Mar 2015
Can Gamification Save Learning?
Last year, Forbes.com published an article called "Can Gamification Save Our Broken Education System?". The article plugged into some of the heated debate that is currently going on about how and if what education involves needs to change. On the front-line of this debate is the use of technology (such as iPads) and the use of games.
The use of technology seems to be increasing and inevitable, limited perhaps more by funding issues than anything else. But the use of games is a more contentious issue. There is some pretty clear evidence coming out of higher education showing that students in classes using games do better than students in classes not using games. And it is because of findings like this that recent years have seen 'serious games', 'funware' and 'edutainment' attract a lot of attention in corporate learning circles. In fact, figures show that in 2006, an incredible $125 million was spent on game-based learning. Yet in many people's eyes, this is just another passing fad - a craze of the moment - which will see a lot of money invested for few returns. This caution is understandable, and possibly well-placed, too, given that there is at present no body of independent research showing that the use of games works in corporate learning.

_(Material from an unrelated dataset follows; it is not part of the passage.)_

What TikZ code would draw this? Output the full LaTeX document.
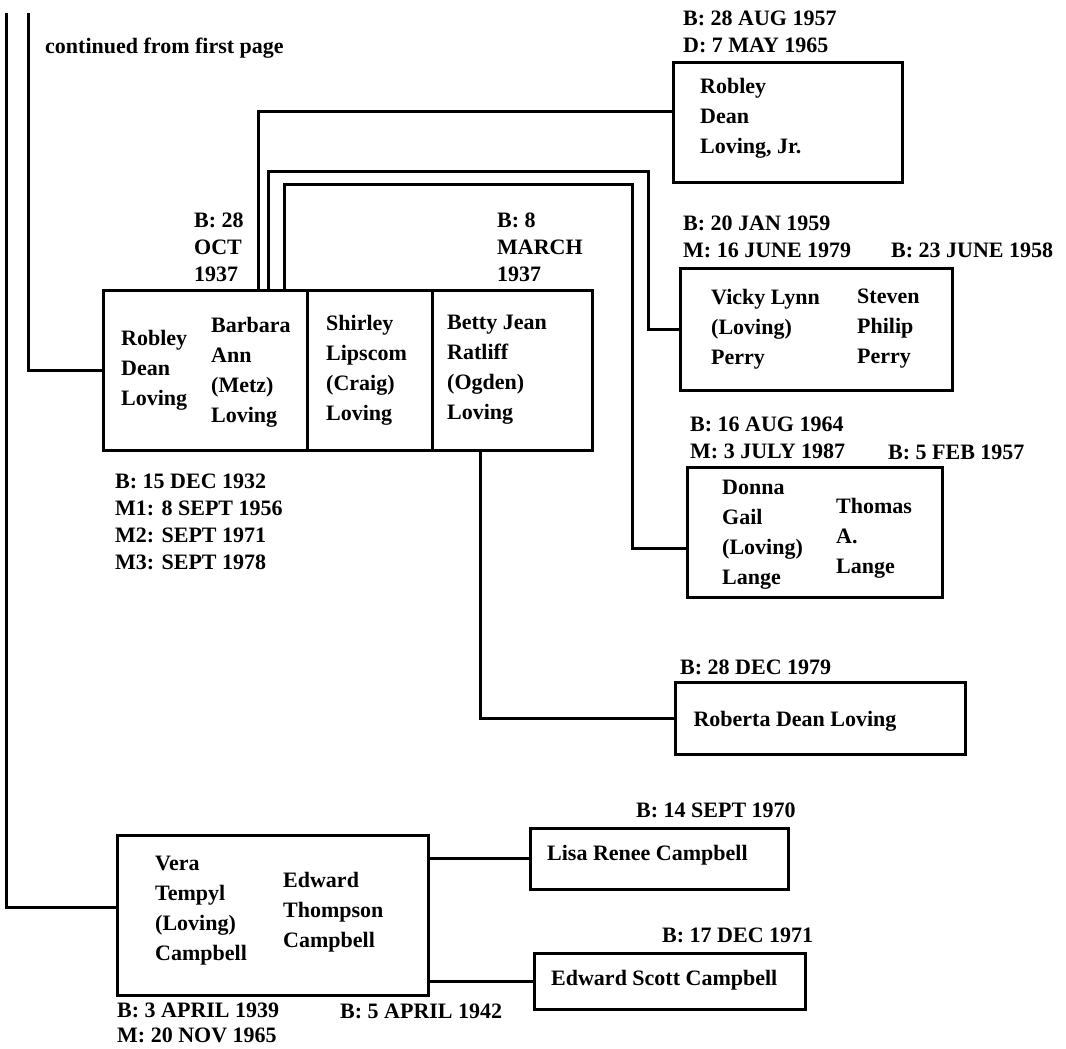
\documentclass[tikz,border=0pt]{standalone}
\usepackage{fontspec}
\setmainfont{Liberation Serif}
\usetikzlibrary{calc}

\tikzset{
  fambox/.style={draw, line width=3pt, inner sep=0pt},
  link/.style={line width=3pt},
  nametext/.style={anchor=west, align=left, inner sep=0pt, font=\bfseries\fontsize{22}{30}\selectfont},
  datetext/.style={anchor=west, align=left, inner sep=0pt, font=\bfseries\fontsize{22}{27}\selectfont}
}

\begin{document}
\begin{tikzpicture}[x=1pt, y=-1pt]
  \useasboundingbox (0,0) rectangle (1066,1049);

  % family boxes
  \node[fambox, minimum width=204pt, minimum height=160pt] (couple) at (205,370) {};
  \node[fambox, minimum width=125pt, minimum height=160pt] (shirley) at (369.5,370) {};
  \node[fambox, minimum width=160pt, minimum height=160pt] (betty) at (512,370) {};
  \node[fambox, minimum width=229pt, minimum height=119pt] (jr) at (787.5,122.5) {};
  \node[fambox, minimum width=272pt, minimum height=122pt] (vicky) at (816,329) {};
  \node[fambox, minimum width=255pt, minimum height=130pt] (donna) at (814.5,532) {};
  \node[fambox, minimum width=290pt, minimum height=72pt] (roberta) at (820,718) {};
  \node[fambox, minimum width=311pt, minimum height=160pt] (vera) at (272.5,915) {};
  \node[fambox, minimum width=258pt, minimum height=61pt] (lisa) at (659,858.5) {};
  \node[fambox, minimum width=271pt, minimum height=56pt] (edward) at (669.5,981) {};

  % lines coming from the first page
  \coordinate (topA) at (6,13);
  \coordinate (topB) at (28,13);
  \draw[link] (topB) |- (couple.west);
  \draw[link] (topA) |- ([yshift=8pt]vera.west);

  % children
  \draw[link] (couple.north -| 258,0) |- ([yshift=11pt]jr.west);
  \draw[link] (couple.north -| 268,0) |- (648,171) |- (vicky.west);
  \draw[link] (couple.north -| 284,0) |- (632,184) |- ([yshift=-16pt]donna.west);
  \draw[link] (betty.south -| 480,0) |- (roberta.west);
  \draw[link] (vera.east |- lisa.west) -- (lisa.west);
  \draw[link] (vera.east |- edward.west) -- (edward.west);

  \node[nametext] (cont) at (45,48) {continued from first page};

  % names
  \node[nametext] (robley) at (121,370) {Robley\\Dean\\Loving};
  \node[nametext] (barbara) at (211,372) {Barbara\\Ann\\(Metz)\\Loving};
  \node[nametext] (shirleyname) at (326,370) {Shirley\\Lipscom\\(Craig)\\Loving};
  \node[nametext] (bettyname) at (447,370) {Betty Jean\\Ratliff\\(Ogden)\\Loving};
  \node[nametext] (jrname) at (700,118) {Robley\\Dean\\Loving, Jr.};
  \node[nametext] (vickyname) at (711,329) {Vicky Lynn\\(Loving)\\Perry};
  \node[nametext] (steven) at (857,329) {Steven\\Philip\\Perry};
  \node[nametext] (donnaname) at (722,535) {Donna\\Gail\\(Loving)\\Lange};
  \node[nametext] (thomas) at (836,538) {Thomas\\A.\\Lange};
  \node[nametext, anchor=center] (robertaname) at (795,721) {Roberta Dean Loving};
  \node[nametext] (veraname) at (155,911) {Vera\\Tempyl\\(Loving)\\Campbell};
  \node[nametext] (edwardsr) at (283,912) {Edward\\Thompson\\Campbell};
  \node[nametext] (lisaname) at (547,855) {Lisa Renee Campbell};
  \node[nametext] (edwardname) at (551,980) {Edward Scott Campbell};

  % dates
  \node[datetext] (bbarbara) at (194,247) {B: 28\\OCT\\1937};
  \node[datetext] (bbetty) at (497,247) {B: 8\\MARCH\\1937};
  \node[datetext] (brobley) at (115,522) {B: 15 DEC 1932\\M1: 8 SEPT 1956\\M2: SEPT 1971\\M3: SEPT 1978};
  \node[datetext] (bjr) at (683,32) {B: 28 AUG 1957\\D: 7 MAY 1965};
  \node[datetext] (bvicky) at (683,237) {B: 20 JAN 1959\\M: 16 JUNE 1979};
  \node[datetext] (bsteven) at (891,250) {B: 23 JUNE 1958};
  \node[datetext] (bdonna) at (690,438) {B: 16 AUG 1964\\M: 3 JULY 1987};
  \node[datetext] (bthomas) at (888,452) {B: 5 FEB 1957};
  \node[datetext] (broberta) at (680,667) {B: 28 DEC 1979};
  \node[datetext] (blisa) at (636,810) {B: 14 SEPT 1970};
  \node[datetext] (bedward) at (662,935) {B: 17 DEC 1971};
  \node[datetext, font=\bfseries\fontsize{22}{25}\selectfont] (bvera) at (117,1023) {B: 3 APRIL 1939\\M: 20 NOV 1965};
  \node[datetext] (bedsr) at (340,1011) {B: 5 APRIL 1942};
\end{tikzpicture}
\end{document}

What was concerning about the article was that the author seemed to confuse the use of games with gameification. It's something that I've seen a lot in businesses, and it is exacerbated by the fact that some providers seem to confuse the terms as well. This is not just semantics. Because while the efficacy of using games in corporate learning may be up for debate; the effectiveness of gameification principles is not.
Gameification is the use of gameplay mechanics for non-game applications. These mechanics are the techniques and mechanisms used to encourage users to play games and generally involve measuring progress, providing feedback and rewarding effort and success. It is, then, the science of motivation.
Examples of these motivational techniques include point systems, achievement badges, progress bars, and tangible rewards and incentives. Good exemplars of this are the achievement levelling used in Six Sigma training (are you a black belt yet?) and the use of puzzles and levels by Rosetta Stone to motivate their language learners. A further example of gameification is the structuring of learning into 'layers'. Games are often structured to have the long-term goal of completing the game, the medium-term goal of completing levels in the game, and the short-term goal of completing missions in the levels. Similarly, when designing e-learning material, developers can break up content into short-term, medium-term and long-term goals.
Gameification thus offers a way for business to deal with some of the concerns arising from the trend to make corporate learning more self-driven and informal. It provides them with a way to try and ensure that learning really does happen and leads to genuine performance improvement.
In one way, gameification is nothing new. Though dressed in modern language, it is founded on a century of research into the psychology of behaviour and methods of behaviour change. Far from a passing fad, or a buzzword of the moment, it is the modern-day personification of 100-year old learning principles that extend back to Pavlov and his dogs. They are based on a century of research, have evolved into a sophisticated science, and have proven efficacy.
Yet for all its rich heritage, within corporate learning, gameification is new and has the potential to be radical. Because Corporate Learning's roots do not lie within the psychology of behaviour change, but within the traditions of academic learning. It thus tends to view learning in terms of the accumulation of knowledge or the acquisition of skills. So absent is behaviour from the equation that if we ask the average designer of corporate learning solutions to outline his or her theory of behaviour change, we are likely to get a response that goes no further than mentioning differences in learning styles. And I continue to be surprised that fields that have a great deal to say about how to change people's behaviour, such as behavioural economics and even psychotherapy, are so little referred to and drawn upon for ideas and inspiration.
Gameification has the potential to change this: to remind us that – deep down – learning in a corporate context is not so much about knowledge acquisition as about behaviour change and performance improvement. There is no doubt that, viewed from the end-user perspective, corporate learning solutions have made huge advances over the past decade or two. They certainly look and feel very different to those of twenty years ago. Yet for all the apparent progress, the movement is less substantial than it seems and corporate learning remains encumbered by many of its historical academic assumptions and traditions.
Studies have repeatedly shown that business leaders' satisfaction with the work of their learning functions has remained around 20% for the past decade. For all the changes new technologies have wrought in the last ten years, something remains very wrong with much corporate learning. We need to start doing something different, and here, in the modern day incarnation of century-old psychology, we may find a critical part of the solution.